Olivier Award-winning actor Andrew Scott has tried it all, from intimate theatre-in-the-dark at the Bush to smash hit Cock at The Royal Court, and is currently starring in Noël Coward’s Design For Living at The Old Vic. He talks about how to connect with audiences...
In my teens, I did the equivalent of youth theatre in Ireland and was in a couple of TV commercials. A film company came to my drama club and I somehow ended up in a film called Korea, based on a short story by John McGahern. When Korea came out, I got an agent, went to work at the Abbey Theatre, took a break from my degree in Drama and Theatre Studies, and never came back.
They always tell actors when they’re starting out to “have something to fall back on”, but I don’t necessarily agree, but it’s important for actors to have something to do in periods of unemployment. Don’t lose yourself in those times, have something creative that allows you to think, “I’m good at this too.”
Shows like Design For Living and Cock are challenging to perform, but in very different ways. What was extraordinary about the very intimate Cock was the fact that we didn’t really do anything, which made it more theatrical than a conventional play. Because there was no set, every audience member had their own idea of how the flat looked. With Design For Living, the challenge is to be big, but not over the top. Working at The Old Vic is exhausting – physically, it’s a lot of space and you have to be aware of the people up in the gods, but then you get so much back from the audience.
Working away from home is difficult but I loved working on Broadway in The Vertical Hour. New York is such a brilliant city. It’s quite intense – people talk about the reviews and the Tony Awards season right from the get go, which I don’t think is good. But having said that, there’s a fevered sense of excitement about the theatre out there. You get a real sense of the theatre community much more than you do here.

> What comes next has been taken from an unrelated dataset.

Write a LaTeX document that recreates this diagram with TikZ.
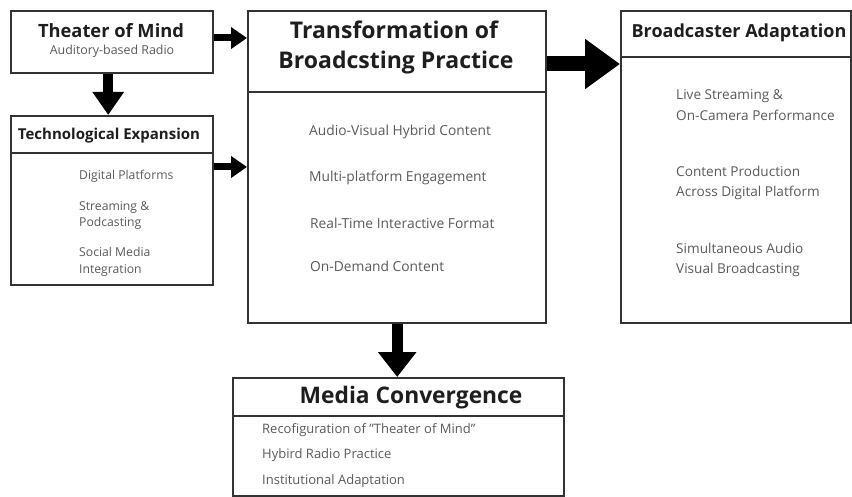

A great project I worked on was Sea Wall, a monologue about a young father commissioned for the Broken Space season at the Bush. Artistic director Josie O’Rourke wanted pieces set in the dark that required no lighting, so it was set in the early evening, in natural light. I spoke directly to the audience and if you came in I would look at you, if I was telling you a joke and you laughed or if there was noise outside I would refer to it. It was so naturalistic. At first it was really daunting to look audience members in the eye, but it became amazing after a while.
I used to pay more attention to press, but I got burnt. I’m interested to know if the work I’m doing gets good reviews, but I don’t read them. It’s very hard to avoid, because people talk about it so much – in New York they’re obsessed! When I was in Sherlock, someone told me my name was trending on Twitter that night. That was exciting, but I feel strongly that they don’t tell drama school students enough to separate their talent from themselves. If you get rejected, or if they say horrible things about you in the press, have dignity. Don’t take it too seriously and don’t be competitive. Enjoy other actors, be generous to them and make sure everybody’s having a good time.
Andrew Scott was talking to Miriam Zendle.